==== Given records
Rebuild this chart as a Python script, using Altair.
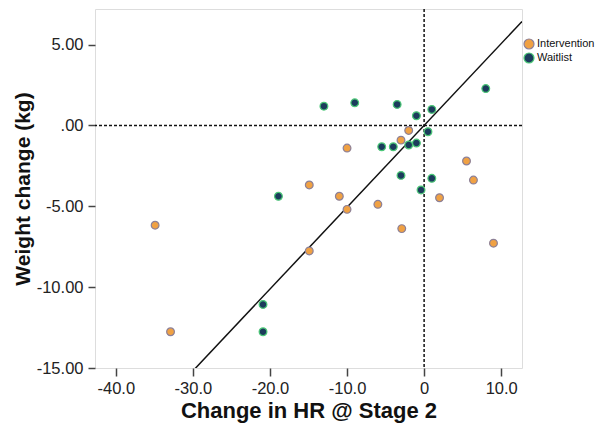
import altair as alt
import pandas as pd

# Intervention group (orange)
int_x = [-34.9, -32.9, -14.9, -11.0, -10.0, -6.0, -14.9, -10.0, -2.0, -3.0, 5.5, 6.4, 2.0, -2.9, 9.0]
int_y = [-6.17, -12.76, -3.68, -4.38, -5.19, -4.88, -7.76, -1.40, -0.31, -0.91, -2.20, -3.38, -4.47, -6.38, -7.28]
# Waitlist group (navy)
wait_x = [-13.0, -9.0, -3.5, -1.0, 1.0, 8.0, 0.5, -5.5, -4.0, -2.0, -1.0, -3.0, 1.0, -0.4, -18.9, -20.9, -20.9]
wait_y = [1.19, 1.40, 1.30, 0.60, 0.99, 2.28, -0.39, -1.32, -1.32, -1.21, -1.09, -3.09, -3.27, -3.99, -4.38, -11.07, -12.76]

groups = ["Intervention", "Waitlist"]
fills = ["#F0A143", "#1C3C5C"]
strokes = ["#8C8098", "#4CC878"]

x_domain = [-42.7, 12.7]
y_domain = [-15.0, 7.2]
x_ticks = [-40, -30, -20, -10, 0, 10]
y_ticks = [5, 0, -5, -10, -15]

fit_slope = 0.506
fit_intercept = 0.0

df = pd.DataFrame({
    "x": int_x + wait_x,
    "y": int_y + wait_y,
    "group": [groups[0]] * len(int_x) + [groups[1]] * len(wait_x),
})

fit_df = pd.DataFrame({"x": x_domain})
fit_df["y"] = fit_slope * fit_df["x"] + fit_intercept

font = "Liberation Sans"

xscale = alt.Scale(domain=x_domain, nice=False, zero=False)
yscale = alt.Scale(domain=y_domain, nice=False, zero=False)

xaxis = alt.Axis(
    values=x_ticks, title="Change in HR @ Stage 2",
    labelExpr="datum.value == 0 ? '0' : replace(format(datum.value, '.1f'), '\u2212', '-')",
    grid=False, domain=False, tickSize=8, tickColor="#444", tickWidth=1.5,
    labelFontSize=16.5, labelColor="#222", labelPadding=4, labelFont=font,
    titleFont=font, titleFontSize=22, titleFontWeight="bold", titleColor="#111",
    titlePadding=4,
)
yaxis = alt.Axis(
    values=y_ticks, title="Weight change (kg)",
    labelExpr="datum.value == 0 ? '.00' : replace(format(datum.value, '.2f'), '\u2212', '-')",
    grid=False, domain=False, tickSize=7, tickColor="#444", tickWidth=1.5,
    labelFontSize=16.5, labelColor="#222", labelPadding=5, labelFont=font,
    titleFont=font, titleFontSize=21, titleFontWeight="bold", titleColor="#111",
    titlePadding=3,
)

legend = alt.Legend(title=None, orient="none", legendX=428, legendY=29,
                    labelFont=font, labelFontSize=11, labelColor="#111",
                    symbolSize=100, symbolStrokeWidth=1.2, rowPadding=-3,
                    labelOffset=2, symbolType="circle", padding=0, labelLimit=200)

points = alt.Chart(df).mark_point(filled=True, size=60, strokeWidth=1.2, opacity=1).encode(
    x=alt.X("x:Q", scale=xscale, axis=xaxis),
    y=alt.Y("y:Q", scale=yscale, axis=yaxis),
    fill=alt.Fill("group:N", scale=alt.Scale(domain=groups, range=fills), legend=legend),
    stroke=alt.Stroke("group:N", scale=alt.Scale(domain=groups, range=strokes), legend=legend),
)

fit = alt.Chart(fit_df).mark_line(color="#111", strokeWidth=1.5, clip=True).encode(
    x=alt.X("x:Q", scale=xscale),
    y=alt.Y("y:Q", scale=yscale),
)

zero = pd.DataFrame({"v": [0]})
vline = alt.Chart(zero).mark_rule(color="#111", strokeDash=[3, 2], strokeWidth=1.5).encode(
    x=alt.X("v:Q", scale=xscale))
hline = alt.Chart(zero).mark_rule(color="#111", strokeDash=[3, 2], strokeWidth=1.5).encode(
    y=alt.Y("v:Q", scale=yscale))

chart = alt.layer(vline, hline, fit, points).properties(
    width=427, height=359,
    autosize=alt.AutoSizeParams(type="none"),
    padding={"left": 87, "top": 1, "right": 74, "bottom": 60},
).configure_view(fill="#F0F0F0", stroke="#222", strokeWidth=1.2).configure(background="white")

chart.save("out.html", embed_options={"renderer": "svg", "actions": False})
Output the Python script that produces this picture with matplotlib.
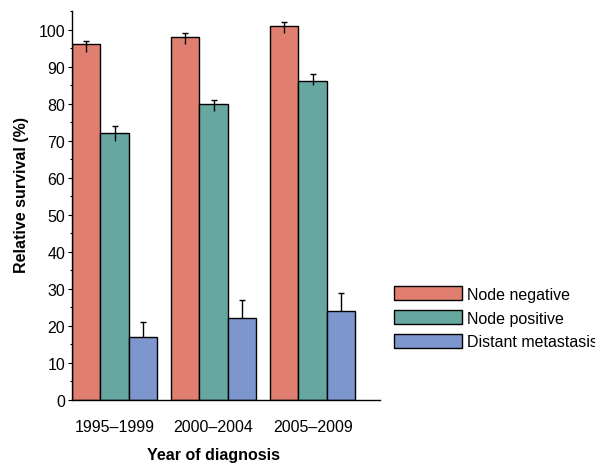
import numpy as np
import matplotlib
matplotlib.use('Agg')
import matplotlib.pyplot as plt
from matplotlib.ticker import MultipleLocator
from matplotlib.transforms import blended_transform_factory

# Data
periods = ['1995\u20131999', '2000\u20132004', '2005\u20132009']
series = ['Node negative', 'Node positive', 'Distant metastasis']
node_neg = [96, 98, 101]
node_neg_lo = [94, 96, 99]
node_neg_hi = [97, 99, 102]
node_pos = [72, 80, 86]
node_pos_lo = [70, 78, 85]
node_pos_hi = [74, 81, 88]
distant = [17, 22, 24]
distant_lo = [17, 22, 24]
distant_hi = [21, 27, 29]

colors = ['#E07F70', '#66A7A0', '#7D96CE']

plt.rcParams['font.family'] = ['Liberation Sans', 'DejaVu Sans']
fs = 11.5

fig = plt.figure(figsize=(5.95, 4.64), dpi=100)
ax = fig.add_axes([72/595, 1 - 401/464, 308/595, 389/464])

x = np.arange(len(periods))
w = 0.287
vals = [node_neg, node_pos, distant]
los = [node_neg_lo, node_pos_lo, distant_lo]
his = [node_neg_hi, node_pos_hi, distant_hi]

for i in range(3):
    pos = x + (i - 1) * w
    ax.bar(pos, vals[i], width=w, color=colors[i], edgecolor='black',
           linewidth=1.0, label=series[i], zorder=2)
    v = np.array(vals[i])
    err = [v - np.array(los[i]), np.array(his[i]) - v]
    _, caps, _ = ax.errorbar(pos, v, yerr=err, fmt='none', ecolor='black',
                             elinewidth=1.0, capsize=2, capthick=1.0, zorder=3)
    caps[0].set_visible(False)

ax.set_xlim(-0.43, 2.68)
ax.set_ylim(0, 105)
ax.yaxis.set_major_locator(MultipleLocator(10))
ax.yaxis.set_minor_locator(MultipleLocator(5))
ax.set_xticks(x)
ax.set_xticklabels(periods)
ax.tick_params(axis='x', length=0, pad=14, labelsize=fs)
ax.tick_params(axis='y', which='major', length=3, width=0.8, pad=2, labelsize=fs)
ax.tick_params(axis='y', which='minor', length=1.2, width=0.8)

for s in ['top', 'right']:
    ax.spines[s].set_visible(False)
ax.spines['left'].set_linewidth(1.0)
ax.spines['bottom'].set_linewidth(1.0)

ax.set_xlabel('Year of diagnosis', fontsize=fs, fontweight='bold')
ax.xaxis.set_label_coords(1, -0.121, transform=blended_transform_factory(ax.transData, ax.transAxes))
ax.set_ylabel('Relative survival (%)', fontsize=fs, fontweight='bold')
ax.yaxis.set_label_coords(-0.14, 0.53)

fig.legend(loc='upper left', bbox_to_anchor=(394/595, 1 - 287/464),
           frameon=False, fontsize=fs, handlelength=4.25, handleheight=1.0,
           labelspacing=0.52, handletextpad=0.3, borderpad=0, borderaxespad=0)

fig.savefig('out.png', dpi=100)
========
*Exercise directions*. Without the pictures, print the whole listing exactly as given.

*Result below*.
Rebuild this chart as a Python script, using Altair.
import altair as alt
import pandas as pd

# Intervention group (orange)
int_x = [-34.9, -32.9, -14.9, -11.0, -10.0, -6.0, -14.9, -10.0, -2.0, -3.0, 5.5, 6.4, 2.0, -2.9, 9.0]
int_y = [-6.17, -12.76, -3.68, -4.38, -5.19, -4.88, -7.76, -1.40, -0.31, -0.91, -2.20, -3.38, -4.47, -6.38, -7.28]
# Waitlist group (navy)
wait_x = [-13.0, -9.0, -3.5, -1.0, 1.0, 8.0, 0.5, -5.5, -4.0, -2.0, -1.0, -3.0, 1.0, -0.4, -18.9, -20.9, -20.9]
wait_y = [1.19, 1.40, 1.30, 0.60, 0.99, 2.28, -0.39, -1.32, -1.32, -1.21, -1.09, -3.09, -3.27, -3.99, -4.38, -11.07, -12.76]

groups = ["Intervention", "Waitlist"]
fills = ["#F0A143", "#1C3C5C"]
strokes = ["#8C8098", "#4CC878"]

x_domain = [-42.7, 12.7]
y_domain = [-15.0, 7.2]
x_ticks = [-40, -30, -20, -10, 0, 10]
y_ticks = [5, 0, -5, -10, -15]

fit_slope = 0.506
fit_intercept = 0.0

df = pd.DataFrame({
    "x": int_x + wait_x,
    "y": int_y + wait_y,
    "group": [groups[0]] * len(int_x) + [groups[1]] * len(wait_x),
})

fit_df = pd.DataFrame({"x": x_domain})
fit_df["y"] = fit_slope * fit_df["x"] + fit_intercept

font = "Liberation Sans"

xscale = alt.Scale(domain=x_domain, nice=False, zero=False)
yscale = alt.Scale(domain=y_domain, nice=False, zero=False)

xaxis = alt.Axis(
    values=x_ticks, title="Change in HR @ Stage 2",
    labelExpr="datum.value == 0 ? '0' : replace(format(datum.value, '.1f'), '\u2212', '-')",
    grid=False, domain=False, tickSize=8, tickColor="#444", tickWidth=1.5,
    labelFontSize=16.5, labelColor="#222", labelPadding=4, labelFont=font,
    titleFont=font, titleFontSize=22, titleFontWeight="bold", titleColor="#111",
    titlePadding=4,
)
yaxis = alt.Axis(
    values=y_ticks, title="Weight change (kg)",
    labelExpr="datum.value == 0 ? '.00' : replace(format(datum.value, '.2f'), '\u2212', '-')",
    grid=False, domain=False, tickSize=7, tickColor="#444", tickWidth=1.5,
    labelFontSize=16.5, labelColor="#222", labelPadding=5, labelFont=font,
    titleFont=font, titleFontSize=21, titleFontWeight="bold", titleColor="#111",
    titlePadding=3,
)

legend = alt.Legend(title=None, orient="none", legendX=428, legendY=29,
                    labelFont=font, labelFontSize=11, labelColor="#111",
                    symbolSize=100, symbolStrokeWidth=1.2, rowPadding=-3,
                    labelOffset=2, symbolType="circle", padding=0, labelLimit=200)

points = alt.Chart(df).mark_point(filled=True, size=60, strokeWidth=1.2, opacity=1).encode(
    x=alt.X("x:Q", scale=xscale, axis=xaxis),
    y=alt.Y("y:Q", scale=yscale, axis=yaxis),
    fill=alt.Fill("group:N", scale=alt.Scale(domain=groups, range=fills), legend=legend),
    stroke=alt.Stroke("group:N", scale=alt.Scale(domain=groups, range=strokes), legend=legend),
)

fit = alt.Chart(fit_df).mark_line(color="#111", strokeWidth=1.5, clip=True).encode(
    x=alt.X("x:Q", scale=xscale),
    y=alt.Y("y:Q", scale=yscale),
)

zero = pd.DataFrame({"v": [0]})
vline = alt.Chart(zero).mark_rule(color="#111", strokeDash=[3, 2], strokeWidth=1.5).encode(
    x=alt.X("v:Q", scale=xscale))
hline = alt.Chart(zero).mark_rule(color="#111", strokeDash=[3, 2], strokeWidth=1.5).encode(
    y=alt.Y("v:Q", scale=yscale))

chart = alt.layer(vline, hline, fit, points).properties(
    width=427, height=359,
    autosize=alt.AutoSizeParams(type="none"),
    padding={"left": 87, "top": 1, "right": 74, "bottom": 60},
).configure_view(fill="#F0F0F0", stroke="#222", strokeWidth=1.2).configure(background="white")

chart.save("out.html", embed_options={"renderer": "svg", "actions": False})
Output the Python script that produces this picture with matplotlib.
import numpy as np
import matplotlib
matplotlib.use('Agg')
import matplotlib.pyplot as plt
from matplotlib.ticker import MultipleLocator
from matplotlib.transforms import blended_transform_factory

# Data
periods = ['1995\u20131999', '2000\u20132004', '2005\u20132009']
series = ['Node negative', 'Node positive', 'Distant metastasis']
node_neg = [96, 98, 101]
node_neg_lo = [94, 96, 99]
node_neg_hi = [97, 99, 102]
node_pos = [72, 80, 86]
node_pos_lo = [70, 78, 85]
node_pos_hi = [74, 81, 88]
distant = [17, 22, 24]
distant_lo = [17, 22, 24]
distant_hi = [21, 27, 29]

colors = ['#E07F70', '#66A7A0', '#7D96CE']

plt.rcParams['font.family'] = ['Liberation Sans', 'DejaVu Sans']
fs = 11.5

fig = plt.figure(figsize=(5.95, 4.64), dpi=100)
ax = fig.add_axes([72/595, 1 - 401/464, 308/595, 389/464])

x = np.arange(len(periods))
w = 0.287
vals = [node_neg, node_pos, distant]
los = [node_neg_lo, node_pos_lo, distant_lo]
his = [node_neg_hi, node_pos_hi, distant_hi]

for i in range(3):
    pos = x + (i - 1) * w
    ax.bar(pos, vals[i], width=w, color=colors[i], edgecolor='black',
           linewidth=1.0, label=series[i], zorder=2)
    v = np.array(vals[i])
    err = [v - np.array(los[i]), np.array(his[i]) - v]
    _, caps, _ = ax.errorbar(pos, v, yerr=err, fmt='none', ecolor='black',
                             elinewidth=1.0, capsize=2, capthick=1.0, zorder=3)
    caps[0].set_visible(False)

ax.set_xlim(-0.43, 2.68)
ax.set_ylim(0, 105)
ax.yaxis.set_major_locator(MultipleLocator(10))
ax.yaxis.set_minor_locator(MultipleLocator(5))
ax.set_xticks(x)
ax.set_xticklabels(periods)
ax.tick_params(axis='x', length=0, pad=14, labelsize=fs)
ax.tick_params(axis='y', which='major', length=3, width=0.8, pad=2, labelsize=fs)
ax.tick_params(axis='y', which='minor', length=1.2, width=0.8)

for s in ['top', 'right']:
    ax.spines[s].set_visible(False)
ax.spines['left'].set_linewidth(1.0)
ax.spines['bottom'].set_linewidth(1.0)

ax.set_xlabel('Year of diagnosis', fontsize=fs, fontweight='bold')
ax.xaxis.set_label_coords(1, -0.121, transform=blended_transform_factory(ax.transData, ax.transAxes))
ax.set_ylabel('Relative survival (%)', fontsize=fs, fontweight='bold')
ax.yaxis.set_label_coords(-0.14, 0.53)

fig.legend(loc='upper left', bbox_to_anchor=(394/595, 1 - 287/464),
           frameon=False, fontsize=fs, handlelength=4.25, handleheight=1.0,
           labelspacing=0.52, handletextpad=0.3, borderpad=0, borderaxespad=0)

fig.savefig('out.png', dpi=100)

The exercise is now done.